Por que queimam as bruxas?

A inquisição, predominante na Idade Média, mostra bem a construção da demonização da mulher para prevalecer o domínio do macho, colocando as mulheres como o outro e incapaz de caminhar por si.

Alguns filmes nos aproximam de saber quem são as tão decantadas bruxas na história. A começar pelo drama espanhol Silenciadas (2021), com direção e roteiro de Pablo Agüero. Baseado no livro A Feiticeira, de Jules Michelet (1798-1874), que pode ser assistido pela Netflix.

Ficção e realidade se misturam com a atualização feita pelo diretor ao contar um fato acontecido na região do País Basco, em 1609, com a queima de centenas de mulheres acusadas de bruxaria. E qual o crime? A sensualidade, o canto, a dança, a alegria, a liberdade.

E como mulheres poderiam ter a pretensão de viver livres assim em pleno século 17, se ainda hoje tentam queimar as “bruxas” como ocorreu com Marielle Franco, em 2018? Ou como atacam sistematicamente as mulheres que ousam ser livres e estar na política, no movimento sindical, nos movimentos sociais e lutam por igualdade.

No filme, as seis jovens acusadas de bruxaria tentam assumir esse papel para enganar o inquisidor Rostegui (Àlex Brendemühl). As bruxas falam em euskera (língua ancestral do País Basco, região Norte da Espanha e Sudoeste da França), até para se diferenciar do idioma do dominador.

Ana (Amaia Aberasturi), Maria (Yune Noigueiras), Katalin (Garazi Urkola), Maida (Jone Laspiur), Oneka (Lorea Ibarra) e Olaia (Irati Saez de Urabain) assumem um suposto pacto com Lúcifer para ganhar tempo e escapar da pena de morte. Fazem um jogo de sedução com o algoz. Conseguirão escapar, afinal são bruxas?.

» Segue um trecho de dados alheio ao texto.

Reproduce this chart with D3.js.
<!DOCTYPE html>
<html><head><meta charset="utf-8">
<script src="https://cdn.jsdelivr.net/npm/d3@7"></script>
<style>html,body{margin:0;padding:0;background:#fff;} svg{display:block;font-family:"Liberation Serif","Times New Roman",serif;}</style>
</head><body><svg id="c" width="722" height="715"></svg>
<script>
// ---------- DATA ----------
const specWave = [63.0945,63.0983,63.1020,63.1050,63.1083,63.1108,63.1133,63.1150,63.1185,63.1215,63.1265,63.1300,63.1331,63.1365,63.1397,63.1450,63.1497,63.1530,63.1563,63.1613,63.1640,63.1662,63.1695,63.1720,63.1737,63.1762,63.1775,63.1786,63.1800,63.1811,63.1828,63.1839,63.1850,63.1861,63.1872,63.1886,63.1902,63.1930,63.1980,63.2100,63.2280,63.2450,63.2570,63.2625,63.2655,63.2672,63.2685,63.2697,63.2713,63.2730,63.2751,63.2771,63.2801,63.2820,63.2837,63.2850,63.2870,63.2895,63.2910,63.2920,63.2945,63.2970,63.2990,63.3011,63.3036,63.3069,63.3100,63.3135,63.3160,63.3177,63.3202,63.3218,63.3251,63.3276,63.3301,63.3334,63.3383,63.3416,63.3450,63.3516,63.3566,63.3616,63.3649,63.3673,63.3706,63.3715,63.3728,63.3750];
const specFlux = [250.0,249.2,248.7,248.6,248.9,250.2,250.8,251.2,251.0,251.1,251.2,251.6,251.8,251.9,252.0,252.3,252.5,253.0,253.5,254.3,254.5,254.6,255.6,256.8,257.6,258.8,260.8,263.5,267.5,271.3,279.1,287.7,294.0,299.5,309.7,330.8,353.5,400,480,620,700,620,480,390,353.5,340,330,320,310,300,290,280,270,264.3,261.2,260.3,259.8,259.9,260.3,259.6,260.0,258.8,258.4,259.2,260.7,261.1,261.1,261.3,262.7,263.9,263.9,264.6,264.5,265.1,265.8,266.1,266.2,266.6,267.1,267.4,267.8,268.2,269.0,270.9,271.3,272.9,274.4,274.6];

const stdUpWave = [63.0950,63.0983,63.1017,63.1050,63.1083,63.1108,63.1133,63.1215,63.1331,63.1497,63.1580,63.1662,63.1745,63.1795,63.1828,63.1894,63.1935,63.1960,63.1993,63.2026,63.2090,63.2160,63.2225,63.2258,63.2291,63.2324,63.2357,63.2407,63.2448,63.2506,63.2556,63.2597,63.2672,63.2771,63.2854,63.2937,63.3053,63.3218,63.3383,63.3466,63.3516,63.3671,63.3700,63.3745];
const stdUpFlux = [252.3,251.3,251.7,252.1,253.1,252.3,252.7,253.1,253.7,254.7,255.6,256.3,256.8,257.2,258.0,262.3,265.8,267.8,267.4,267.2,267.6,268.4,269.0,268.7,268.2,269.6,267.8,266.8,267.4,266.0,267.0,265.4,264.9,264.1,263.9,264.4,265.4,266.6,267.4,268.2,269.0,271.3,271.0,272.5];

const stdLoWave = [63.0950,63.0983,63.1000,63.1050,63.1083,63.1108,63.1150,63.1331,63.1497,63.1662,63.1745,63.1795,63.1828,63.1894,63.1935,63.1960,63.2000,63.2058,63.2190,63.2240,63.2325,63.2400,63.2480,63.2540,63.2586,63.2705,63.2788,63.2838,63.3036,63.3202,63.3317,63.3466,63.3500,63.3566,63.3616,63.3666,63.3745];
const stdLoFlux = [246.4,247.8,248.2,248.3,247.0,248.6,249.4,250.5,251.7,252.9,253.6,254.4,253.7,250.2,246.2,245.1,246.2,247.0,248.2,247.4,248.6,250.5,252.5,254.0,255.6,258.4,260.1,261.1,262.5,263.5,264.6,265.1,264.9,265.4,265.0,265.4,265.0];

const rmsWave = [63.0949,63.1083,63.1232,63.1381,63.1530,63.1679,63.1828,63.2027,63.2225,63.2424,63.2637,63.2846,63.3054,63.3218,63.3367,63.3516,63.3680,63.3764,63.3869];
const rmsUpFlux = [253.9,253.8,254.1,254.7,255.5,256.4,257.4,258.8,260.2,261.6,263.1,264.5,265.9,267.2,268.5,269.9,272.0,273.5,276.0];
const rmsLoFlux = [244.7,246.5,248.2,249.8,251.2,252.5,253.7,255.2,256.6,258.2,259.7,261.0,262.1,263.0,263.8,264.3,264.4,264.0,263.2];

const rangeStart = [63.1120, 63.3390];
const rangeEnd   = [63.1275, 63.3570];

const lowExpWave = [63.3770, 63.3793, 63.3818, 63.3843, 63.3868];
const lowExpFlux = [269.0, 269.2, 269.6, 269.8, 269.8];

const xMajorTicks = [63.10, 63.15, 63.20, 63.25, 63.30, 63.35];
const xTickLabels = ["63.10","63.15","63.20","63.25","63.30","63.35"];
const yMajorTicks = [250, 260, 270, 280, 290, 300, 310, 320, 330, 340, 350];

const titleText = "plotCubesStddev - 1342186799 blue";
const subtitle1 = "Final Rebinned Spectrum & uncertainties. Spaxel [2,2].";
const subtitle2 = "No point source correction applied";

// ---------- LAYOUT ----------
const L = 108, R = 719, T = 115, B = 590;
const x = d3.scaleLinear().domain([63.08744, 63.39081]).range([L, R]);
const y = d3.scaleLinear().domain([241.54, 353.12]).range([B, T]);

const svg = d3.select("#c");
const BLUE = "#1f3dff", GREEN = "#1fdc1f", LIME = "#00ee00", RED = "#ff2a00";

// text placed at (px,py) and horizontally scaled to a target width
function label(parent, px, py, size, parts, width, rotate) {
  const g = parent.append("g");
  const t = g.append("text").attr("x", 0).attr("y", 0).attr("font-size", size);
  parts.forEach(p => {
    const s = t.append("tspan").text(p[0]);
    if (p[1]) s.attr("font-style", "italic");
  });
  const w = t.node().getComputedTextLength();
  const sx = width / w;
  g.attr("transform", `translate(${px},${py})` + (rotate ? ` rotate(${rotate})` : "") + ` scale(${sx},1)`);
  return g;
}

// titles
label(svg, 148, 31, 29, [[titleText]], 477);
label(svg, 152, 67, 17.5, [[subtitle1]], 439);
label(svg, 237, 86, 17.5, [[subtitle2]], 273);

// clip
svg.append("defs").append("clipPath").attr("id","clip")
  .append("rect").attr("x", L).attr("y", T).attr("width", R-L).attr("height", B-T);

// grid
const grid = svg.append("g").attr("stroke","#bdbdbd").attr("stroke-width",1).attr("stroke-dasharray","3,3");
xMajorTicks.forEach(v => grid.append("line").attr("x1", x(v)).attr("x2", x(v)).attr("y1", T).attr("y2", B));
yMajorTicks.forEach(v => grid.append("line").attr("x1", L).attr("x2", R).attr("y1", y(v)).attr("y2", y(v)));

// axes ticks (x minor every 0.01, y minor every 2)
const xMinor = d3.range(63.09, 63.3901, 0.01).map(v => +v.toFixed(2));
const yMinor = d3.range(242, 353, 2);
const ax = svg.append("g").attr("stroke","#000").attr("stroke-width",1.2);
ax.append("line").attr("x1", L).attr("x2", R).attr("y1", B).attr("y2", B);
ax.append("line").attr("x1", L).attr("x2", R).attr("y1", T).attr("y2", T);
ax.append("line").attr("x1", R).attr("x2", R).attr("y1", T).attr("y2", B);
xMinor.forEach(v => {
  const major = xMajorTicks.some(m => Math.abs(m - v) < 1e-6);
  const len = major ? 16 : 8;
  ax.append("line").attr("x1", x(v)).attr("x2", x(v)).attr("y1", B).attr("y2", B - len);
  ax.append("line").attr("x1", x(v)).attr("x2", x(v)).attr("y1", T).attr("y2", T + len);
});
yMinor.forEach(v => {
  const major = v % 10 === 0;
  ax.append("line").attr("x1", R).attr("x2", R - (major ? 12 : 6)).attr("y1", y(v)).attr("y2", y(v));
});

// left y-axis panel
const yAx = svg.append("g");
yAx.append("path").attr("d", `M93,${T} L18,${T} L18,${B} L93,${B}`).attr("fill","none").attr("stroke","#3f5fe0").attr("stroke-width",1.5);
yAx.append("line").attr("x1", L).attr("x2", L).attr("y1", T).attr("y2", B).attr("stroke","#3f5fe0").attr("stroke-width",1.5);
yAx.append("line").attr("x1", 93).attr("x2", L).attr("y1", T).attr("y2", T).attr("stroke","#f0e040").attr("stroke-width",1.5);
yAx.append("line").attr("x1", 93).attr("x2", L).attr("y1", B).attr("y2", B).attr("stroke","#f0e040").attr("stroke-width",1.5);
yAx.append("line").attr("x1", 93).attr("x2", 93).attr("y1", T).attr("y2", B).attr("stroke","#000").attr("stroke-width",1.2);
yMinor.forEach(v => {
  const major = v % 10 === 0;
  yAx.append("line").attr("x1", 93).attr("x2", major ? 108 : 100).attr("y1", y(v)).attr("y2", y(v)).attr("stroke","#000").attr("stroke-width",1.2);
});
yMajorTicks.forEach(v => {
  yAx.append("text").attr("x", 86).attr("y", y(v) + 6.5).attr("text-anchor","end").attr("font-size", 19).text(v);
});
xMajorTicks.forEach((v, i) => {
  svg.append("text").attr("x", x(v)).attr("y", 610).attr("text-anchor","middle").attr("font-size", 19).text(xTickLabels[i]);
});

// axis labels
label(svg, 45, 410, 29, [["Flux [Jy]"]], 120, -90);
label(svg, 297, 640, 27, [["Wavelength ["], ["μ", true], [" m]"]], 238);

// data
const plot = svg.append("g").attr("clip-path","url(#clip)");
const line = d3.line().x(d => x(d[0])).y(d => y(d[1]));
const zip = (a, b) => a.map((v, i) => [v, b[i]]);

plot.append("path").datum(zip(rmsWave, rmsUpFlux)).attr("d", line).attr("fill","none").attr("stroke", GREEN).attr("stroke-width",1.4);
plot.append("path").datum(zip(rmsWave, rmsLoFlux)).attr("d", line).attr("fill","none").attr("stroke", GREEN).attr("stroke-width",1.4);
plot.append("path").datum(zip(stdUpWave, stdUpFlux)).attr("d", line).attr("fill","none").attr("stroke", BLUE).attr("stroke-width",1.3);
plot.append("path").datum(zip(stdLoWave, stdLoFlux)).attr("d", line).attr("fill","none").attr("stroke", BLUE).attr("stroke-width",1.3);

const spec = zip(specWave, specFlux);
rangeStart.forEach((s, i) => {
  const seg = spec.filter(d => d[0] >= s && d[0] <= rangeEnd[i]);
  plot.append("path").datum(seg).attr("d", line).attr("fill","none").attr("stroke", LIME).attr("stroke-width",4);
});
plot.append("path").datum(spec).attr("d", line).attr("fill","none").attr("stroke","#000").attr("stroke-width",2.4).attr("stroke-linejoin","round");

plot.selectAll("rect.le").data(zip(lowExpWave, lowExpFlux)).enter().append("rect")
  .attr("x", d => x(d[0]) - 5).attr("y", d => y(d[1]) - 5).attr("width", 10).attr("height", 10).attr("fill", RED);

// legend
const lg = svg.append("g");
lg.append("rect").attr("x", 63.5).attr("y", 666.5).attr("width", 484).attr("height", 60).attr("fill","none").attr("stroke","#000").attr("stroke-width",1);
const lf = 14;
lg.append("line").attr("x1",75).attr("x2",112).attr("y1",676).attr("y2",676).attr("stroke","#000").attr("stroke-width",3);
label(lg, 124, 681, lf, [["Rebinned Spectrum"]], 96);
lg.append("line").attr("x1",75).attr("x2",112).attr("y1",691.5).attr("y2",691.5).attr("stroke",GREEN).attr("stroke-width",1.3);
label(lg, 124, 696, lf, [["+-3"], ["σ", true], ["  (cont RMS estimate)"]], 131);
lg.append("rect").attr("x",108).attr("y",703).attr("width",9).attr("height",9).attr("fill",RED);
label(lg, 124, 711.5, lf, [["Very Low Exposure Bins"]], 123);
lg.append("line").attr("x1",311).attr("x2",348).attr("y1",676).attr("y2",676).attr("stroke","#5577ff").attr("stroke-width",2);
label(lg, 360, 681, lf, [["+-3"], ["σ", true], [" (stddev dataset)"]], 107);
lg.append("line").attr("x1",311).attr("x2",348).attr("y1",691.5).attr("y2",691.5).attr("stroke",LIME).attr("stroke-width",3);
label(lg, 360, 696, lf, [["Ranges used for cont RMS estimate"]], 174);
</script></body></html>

A inquisição, predominante na Idade Média, mostra bem a construção da demonização da mulher para prevalecer o domínio do macho, colocando as mulheres como o outro e incapaz de caminhar por si. Milhares de “bruxas” são queimadas por não se adequarem aos padrões propostos pelo patriarcado.

Silenciadas opta por uma linguagem atualizada porque muitas “bruxas” são atacadas de diversas formas nas ruas e nas redes cotidianamente no mundo. No Brasil a situação é calamitosa com 822 mil meninas e mulheres estupradas anualmente como aponta estudo do Instituto de Pesquisa Econômica Aplicada (Ipea) , divulgado neste ano,.

No ranking de violência de gênero o Brasil está entre os primeiros colocados. Mulheres são agredidas todos os dias dentro de casa, nas ruas, no ambiente de trabalho, no transporte público, enfim em todos os lugares. Meninas e mulheres são violentadas, espancadas e mortas.

Condenadas pela sua condição de gênero, as protagonistas do filme se revoltam e tomam uma atitude capaz de balançar os alicerces da estrutura dominante. Assim Silenciadas faz pensar sobre todas as lutas das mulheres em toda a história para serem respeitadas como seres humanos, além de lutarem por igualdade. Também mostra as formas encontradas em todo o tempo para oprimir o feminino e assim manter o poder masculino incólume.

Mas as bruxas existem e ousam voar destemidas contra a opressão machista. Nos dias atuais são muitas e estão em todos os lugares, cada vez conquistando mais espaços contra a cultura do estupro, no combate à opressão de gênero e à pura maldade.

As bruxas de todas as idades que estão nas universidades, na política, no campo, na cidade, em casa, no trabalho, na vida. As bruxas que fazem a história e mudam o mundo com sua resiliência e resistência. É por isso que queimam as bruxas.